Analytical Limits of Market Capitalization
Market capitalization is informative because it is simple, but the same simplicity creates its limits. The figure does not reveal how durable the company’s earnings are, how strong the balance sheet is, or how attractive the business may be relative to other opportunities. It compresses public equity pricing into one number, but it does not explain the business underneath that number.
This limitation becomes especially clear when similar market-cap figures are assigned to companies with very different capital structures or economic profiles. A company may appear large in equity-market terms while carrying substantial debt, or it may appear modest in market capitalization despite holding strategic assets or unusual financial strength. The figure alone cannot resolve those differences.
That is why market capitalization works best as a descriptive starting point inside the broader valuation concepts cluster. It identifies the market value of common equity with precision, but interpretation requires additional concepts that speak to business value, financial structure, and underlying economics.

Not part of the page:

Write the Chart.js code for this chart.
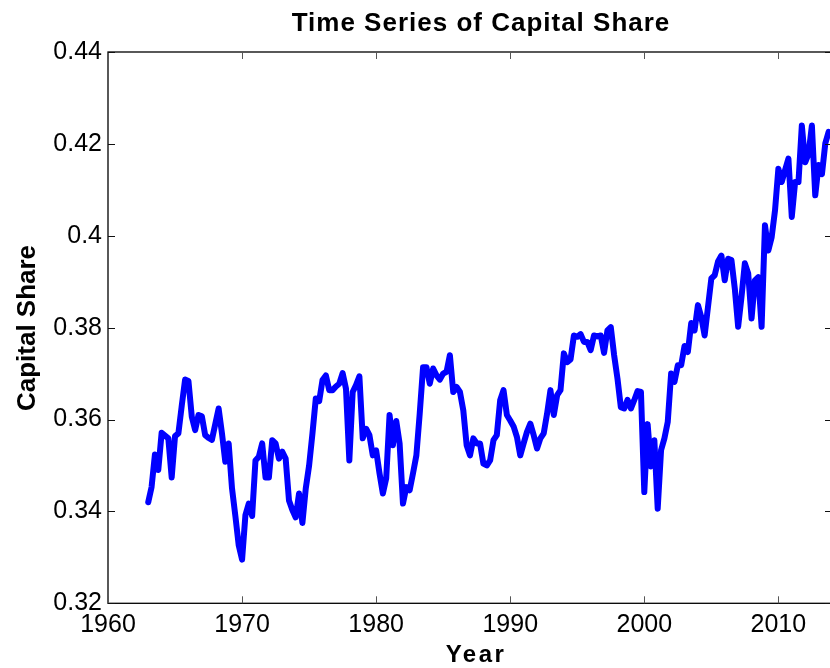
<!DOCTYPE html>
<html>
<head>
<meta charset="utf-8">
<script src="https://cdn.jsdelivr.net/npm/chart.js@4.4.1/dist/chart.umd.min.js"></script>
<style>
  html, body { margin: 0; padding: 0; background: #fff; overflow: hidden; }
  #wrap { position: absolute; left: 0; top: 0; width: 832px; height: 668px; }
</style>
</head>
<body>
<div id="wrap"><canvas id="chart" width="832" height="668"></canvas></div>
<script>
// quarterly capital share, one row per year (Q1..Q4)
const years = [
  1963, 1964, 1965, 1966, 1967, 1968, 1969, 1970, 1971, 1972,
  1973, 1974, 1975, 1976, 1977, 1978, 1979, 1980, 1981, 1982,
  1983, 1984, 1985, 1986, 1987, 1988, 1989, 1990, 1991, 1992,
  1993, 1994, 1995, 1996, 1997, 1998, 1999, 2000, 2001, 2002,
  2003, 2004, 2005, 2006, 2007, 2008, 2009, 2010, 2011, 2012, 2013
];
const quarters = ["Q1", "Q2", "Q3", "Q4"];
const capitalShare = [
  [0.3420, 0.3453, 0.3524, 0.3490], // 1963
  [0.3571, 0.3565, 0.3559, 0.3474],
  [0.3564, 0.3570, 0.3630, 0.3687],
  [0.3684, 0.3606, 0.3577, 0.3610],
  [0.3607, 0.3566, 0.3560, 0.3556],
  [0.3590, 0.3624, 0.3570, 0.3508],
  [0.3548, 0.3450, 0.3390, 0.3326],
  [0.3295, 0.3392, 0.3417, 0.3390], // 1970
  [0.3511, 0.3519, 0.3548, 0.3474],
  [0.3474, 0.3555, 0.3548, 0.3515],
  [0.3530, 0.3515, 0.3424, 0.3403],
  [0.3387, 0.3439, 0.3375, 0.3450],
  [0.3500, 0.3570, 0.3646, 0.3640],
  [0.3686, 0.3696, 0.3664, 0.3664],
  [0.3672, 0.3678, 0.3701, 0.3667],
  [0.3511, 0.3660, 0.3675, 0.3694],
  [0.3559, 0.3580, 0.3566, 0.3522],
  [0.3533, 0.3483, 0.3439, 0.3472], // 1980
  [0.3610, 0.3544, 0.3597, 0.3548],
  [0.3417, 0.3453, 0.3446, 0.3483],
  [0.3522, 0.3613, 0.3714, 0.3714],
  [0.3678, 0.3711, 0.3696, 0.3687],
  [0.3700, 0.3704, 0.3740, 0.3660],
  [0.3671, 0.3660, 0.3620, 0.3544],
  [0.3522, 0.3559, 0.3548, 0.3548],
  [0.3504, 0.3500, 0.3511, 0.3555],
  [0.3566, 0.3642, 0.3664, 0.3610],
  [0.3598, 0.3585, 0.3562, 0.3522], // 1990
  [0.3548, 0.3573, 0.3591, 0.3566],
  [0.3537, 0.3559, 0.3570, 0.3613],
  [0.3664, 0.3610, 0.3653, 0.3664],
  [0.3744, 0.3725, 0.3731, 0.3783],
  [0.3780, 0.3786, 0.3769, 0.3769],
  [0.3751, 0.3783, 0.3781, 0.3783],
  [0.3745, 0.3794, 0.3801, 0.3740],
  [0.3689, 0.3627, 0.3624, 0.3643],
  [0.3624, 0.3642, 0.3662, 0.3660],
  [0.3442, 0.3590, 0.3498, 0.3555], // 2000
  [0.3406, 0.3533, 0.3559, 0.3595],
  [0.3700, 0.3682, 0.3718, 0.3718],
  [0.3760, 0.3747, 0.3810, 0.3794],
  [0.3849, 0.3823, 0.3783, 0.3845],
  [0.3907, 0.3914, 0.3944, 0.3957],
  [0.3903, 0.3950, 0.3947, 0.3885],
  [0.3802, 0.3867, 0.3940, 0.3918],
  [0.3820, 0.3903, 0.3910, 0.3802],
  [0.4023, 0.3968, 0.3997, 0.4055],
  [0.4146, 0.4117, 0.4143, 0.4168], // 2010
  [0.4041, 0.4117, 0.4117, 0.4240],
  [0.4160, 0.4178, 0.4240, 0.4088],
  [0.4154, 0.4134, 0.4201, 0.4226]
];

const xTicks = [1960, 1970, 1980, 1990, 2000, 2010];
const yTicks = [0.32, 0.34, 0.36, 0.38, 0.40, 0.42, 0.44];
const yTickLabels = ["0.32", "0.34", "0.36", "0.38", "0.4", "0.42", "0.44"];

const points = [];
years.forEach((yr, i) => {
  quarters.forEach((q, j) => {
    points.push({ x: yr + j / 4, y: capitalShare[i][j] });
  });
});

const FONT = "'Liberation Sans', Arial, Helvetica, sans-serif";

// matlab-like box with inward ticks, plus titles
const boxPlugin = {
  id: "box",
  afterDraw(chart) {
    const { ctx, chartArea: a, scales } = chart;
    const tl = 7;
    ctx.save();
    ctx.lineWidth = 1.3;
    ctx.strokeStyle = "#000";
    ctx.strokeRect(a.left, a.top, a.right - a.left, a.bottom - a.top);

    ctx.lineWidth = 1;
    ctx.strokeStyle = "#555";
    ctx.beginPath();
    xTicks.forEach(v => {
      const px = Math.round(scales.x.getPixelForValue(v)) + 0.5;
      ctx.moveTo(px, a.bottom); ctx.lineTo(px, a.bottom - tl);
      ctx.moveTo(px, a.top); ctx.lineTo(px, a.top + tl);
    });
    ctx.stroke();

    ctx.strokeStyle = "#111";
    ctx.beginPath();
    yTicks.forEach(v => {
      const py = Math.round(scales.y.getPixelForValue(v)) + 0.5;
      ctx.moveTo(a.left, py); ctx.lineTo(a.left + tl, py);
      ctx.moveTo(a.right, py); ctx.lineTo(a.right - tl, py);
    });
    ctx.stroke();

    ctx.fillStyle = "#000";
    ctx.textAlign = "center";
    ctx.textBaseline = "alphabetic";

    ctx.font = "bold 26px " + FONT;
    ctx.letterSpacing = "1px";
    ctx.fillText("Time Series of Capital Share", 481, 31);

    ctx.font = "bold 24px " + FONT;
    ctx.letterSpacing = "2.5px";
    ctx.fillText("Year", 476, 662);

    ctx.letterSpacing = "0px";
    ctx.font = "bold 26px " + FONT;
    ctx.translate(35, 328);
    ctx.rotate(-Math.PI / 2);
    ctx.fillText("Capital Share", 0, 0);
    ctx.restore();
  }
};

new Chart(document.getElementById("chart").getContext("2d"), {
  type: "line",
  data: {
    datasets: [{
      label: "Capital Share",
      data: points,
      borderColor: "#0000ff",
      borderWidth: 6,
      borderJoinStyle: "round",
      borderCapStyle: "round",
      pointRadius: 0,
      tension: 0,
      fill: false
    }]
  },
  options: {
    responsive: false,
    animation: false,
    devicePixelRatio: 1,
    layout: { padding: { top: 52, right: 0, left: 0, bottom: 0 } },
    plugins: {
      legend: { display: false },
      title: { display: false },
      tooltip: { enabled: false }
    },
    scales: {
      x: {
        type: "linear",
        min: 1960,
        max: 2014,
        afterBuildTicks: s => { s.ticks = xTicks.map(v => ({ value: v })); },
        afterFit: s => { s.height = 64.7; },
        grid: { display: false, drawTicks: false },
        border: { display: false },
        ticks: {
          color: "#000",
          padding: 7,
          maxRotation: 0,
          autoSkip: false,
          font: { family: FONT, size: 25 },
          callback: v => String(v)
        }
      },
      y: {
        min: 0.32,
        max: 0.44,
        afterBuildTicks: s => { s.ticks = yTicks.map(v => ({ value: v })); },
        afterFit: s => { s.width = 108; },
        grid: { display: false, drawTicks: false },
        border: { display: false },
        ticks: {
          color: "#000",
          padding: 6,
          font: { family: FONT, size: 25 },
          callback: (v, i) => yTickLabels[i]
        }
      }
    }
  },
  plugins: [boxPlugin]
});
</script>
</body>
</html>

Why the Concept Remains Foundational
Despite its limits, market capitalization remains a foundational term because it provides a clear market-based reference point for equity value. It gives investors, analysts, and readers a common language for discussing public companies in terms of market scale without confusing that scale with a complete assessment of worth.
Its value lies in precision. Market capitalization answers a specific question: what is the market currently valuing the company’s outstanding common equity at in aggregate? When kept within that scope, the concept is highly useful. Problems arise only when the figure is stretched into areas it was never meant to cover.
Used properly, market capitalization is not a shortcut to judging the whole business. It is a clean way to describe the market value of equity at a point in time, and that clarity is exactly what gives the term its lasting place in valuation language.
Frequently Asked Questions
Does market capitalization show what a company is truly worth?
No. Market capitalization shows the market value of a company’s outstanding common equity at the current share price. It does not prove what the business is fundamentally worth.
Can market capitalization change even if the company does nothing?
Yes. A move in the stock price changes market capitalization immediately, even if the company’s share count and operations remain unchanged.
Why is market capitalization different from total company value?
Because it covers only the equity layer. It leaves out debt, cash, and other claims that matter when the business is assessed as a whole.
Is market capitalization an accounting number?
No. It is a market-based figure derived from current share price and shares outstanding, not a historical accounting balance taken from financial statements.
Does a higher market capitalization mean a better company?
No. A larger market capitalization indicates a larger market-assigned equity value, but it does not by itself confirm stronger economics, higher quality, or better valuation.
Is market capitalization the same as equity value?
They can overlap when equity value is being discussed on a market-price basis. Still, market capitalization is usually used in a narrower sense to describe the market value of outstanding common shares.